Having witnessed some of the near-fratricide incidents firsthand, they left in daylight so as to pass through the 101st lines before dark. Jay had secured a P-3 escort, just in case. After dark and their safe passage through friendly lines, they were met by two MH-47s. The exhausted men sat silently on their ATVs, watching the helicopters as they made their way across the valley toward their extraction HLZ. The team loaded onto the helicopters, blades spinning, and were carried above the devastation they’d wrought throughout the valley. They could see the destruction on the features below as they passed on their way back to Gardez, the last of the original AFO teams. All of J Team faced the risks and challenges of Blaber’s AFO missions, but only one carried the burden of precision and “no fail” aspects of the destruction of the enemy they faced—Jay Hill, the lone Combat Controller.
For Combat Control, Anaconda exemplified the maturation of a nearly forty-year evolution beginning in the jungles of Laos. Without direction or pre-planning, individual Controllers, some of whom didn’t even know one another, established a self-organizing and -directing network that destroyed the most organized and effective force Al Qaeda and the Taliban would ever muster on a field of battle. In all, there were fourteen CCT involved in the operation.

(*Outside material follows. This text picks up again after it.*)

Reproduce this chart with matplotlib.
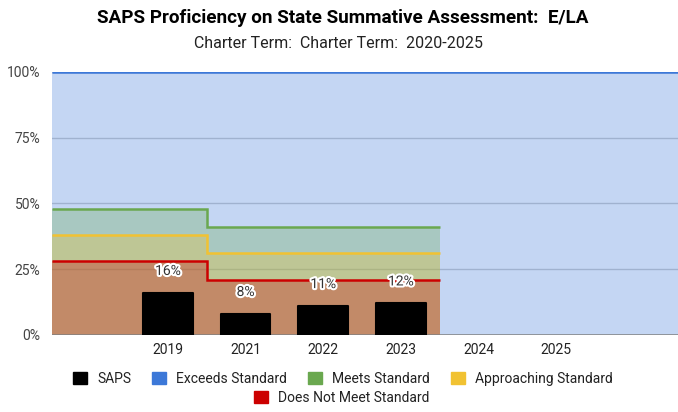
import numpy as np
import matplotlib
matplotlib.use("Agg")
import matplotlib.pyplot as plt
from matplotlib.patches import Patch
import matplotlib.patheffects as pe

plt.rcParams['font.family'] = ['Roboto', 'DejaVu Sans']

categories = ["", "2019", "2021", "2022", "2023", "2024", "2025", ""]
saps = [np.nan, 16, 8, 11, 12, np.nan, np.nan, np.nan]
exceeds = [100, 100, 100, 100, 100, 100, 100, 100]
meets = [48, 48, 41, 41, 41, np.nan, np.nan, np.nan]
approaching = [38, 38, 31, 31, 31, np.nan, np.nan, np.nan]
does_not_meet = [28, 28, 21, 21, 21, np.nan, np.nan, np.nan]

title = "SAPS Proficiency on State Summative Assessment:  E/LA"
subtitle = "Charter Term:  Charter Term:  2020-2025"

c_saps = "#000000"
c_exc = "#3c78d8"
c_meets = "#6aa84f"
c_appr = "#f1c232"
c_dnm = "#cc0000"

W, H = 678, 412
fig = plt.figure(figsize=(W / 100, H / 100), dpi=100)
left_px = 51.5
ax = fig.add_axes([left_px / W, (H - 335) / H, (W - left_px) / W, (335 - 72) / H])

x = np.arange(len(categories))
ax.set_xlim(-0.5, len(categories) - 0.43)
ax.set_ylim(0, 100)

# gridlines
for g in [25, 50, 75, 100]:
    ax.axhline(g, color="#cccccc", lw=1, zorder=0)

def stepped(vals, color, z):
    v = np.array(vals, dtype=float)
    valid = ~np.isnan(v)
    idx = np.where(valid)[0]
    vv = v[idx]
    edges = np.append(idx - 0.5, idx[-1] + 0.5)
    if idx[-1] == len(v) - 1:
        edges[-1] = len(v) - 0.43
    ax.stairs(vv, edges, baseline=0, fill=True, color=color, alpha=0.3,
              lw=0, zorder=z)
    ax.stairs(vv, edges, baseline=None, color=color, lw=1.8, zorder=z + 0.5)

stepped(exceeds, c_exc, 1)
stepped(meets, c_meets, 2)
stepped(approaching, c_appr, 3)
stepped(does_not_meet, c_dnm, 4)

ax.axhline(0, color="#808080", lw=1.8, zorder=6)

bars = ax.bar(x, saps, width=0.64, color=c_saps, edgecolor=c_saps, lw=1.5,
              joinstyle="round", zorder=7)
for xi, v in zip(x, saps):
    if not np.isnan(v):
        ax.annotate(f"{v:.0f}%", (xi, v), xytext=(0, 22), textcoords="offset pixels",
                    ha="center", va="center", fontsize=10, color="#333333",
                    path_effects=[pe.withStroke(linewidth=3, foreground="white")],
                    zorder=8)

for s in ax.spines.values():
    s.set_visible(False)
ax.set_xticks(x)
ax.set_xticklabels(categories, fontsize=10, color="#222222")
ax.set_yticks([0, 25, 50, 75, 100])
ax.set_yticklabels(["0%", "25%", "50%", "75%", "100%"], fontsize=10, color="#444444")
ax.tick_params(length=0, pad=8)
ax.tick_params(axis="x", pad=6)

fig.text(343 / W, 1 - 18 / H, title, ha="center", va="center", fontsize=13.6,
         fontweight="bold", color="#000000")
fig.text(339 / W, 1 - 43 / H, subtitle, ha="center", va="center", fontsize=11.5,
         color="#222222")

def handle(c):
    return Patch(facecolor=c, edgecolor=c, joinstyle="round")

row1 = [handle(c_saps), handle(c_exc), handle(c_meets), handle(c_appr)]
lab1 = ["SAPS", "Exceeds Standard", "Meets Standard", "Approaching Standard"]
kw = dict(frameon=False, fontsize=10, handlelength=1.0, handleheight=1.0,
          handletextpad=0.75, columnspacing=1.5, borderpad=0, borderaxespad=0,
          labelcolor="#222222")
leg1 = fig.legend(row1, lab1, loc="center", ncol=4,
                  bbox_to_anchor=(343 / W, 1 - 379 / H), **kw)
leg2 = fig.legend([handle(c_dnm)], ["Does Not Meet Standard"], loc="center", ncol=1,
                  bbox_to_anchor=(342 / W, 1 - 398 / H), **kw)

fig.savefig("out.png", dpi=100)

Of the role of CCT in Anaconda and elsewhere, Jay Hill states, “We [Combat Controllers] were the most technically savvy guys out there. We pull our experience from the best in the world: Aussie SAS, British SBS, Delta, ST6, all of them. Nobody else, nobody [emphasis added], has that exposure and experience. None of the units we work with work with each other like that, aside from an occasional bilateral op [operation]. Sometimes, when you raise your hand [during operational briefings], younger SEALs or Delta operators roll their eyes, ‘What’s the Air Force guy got to say?’ But older guys know.”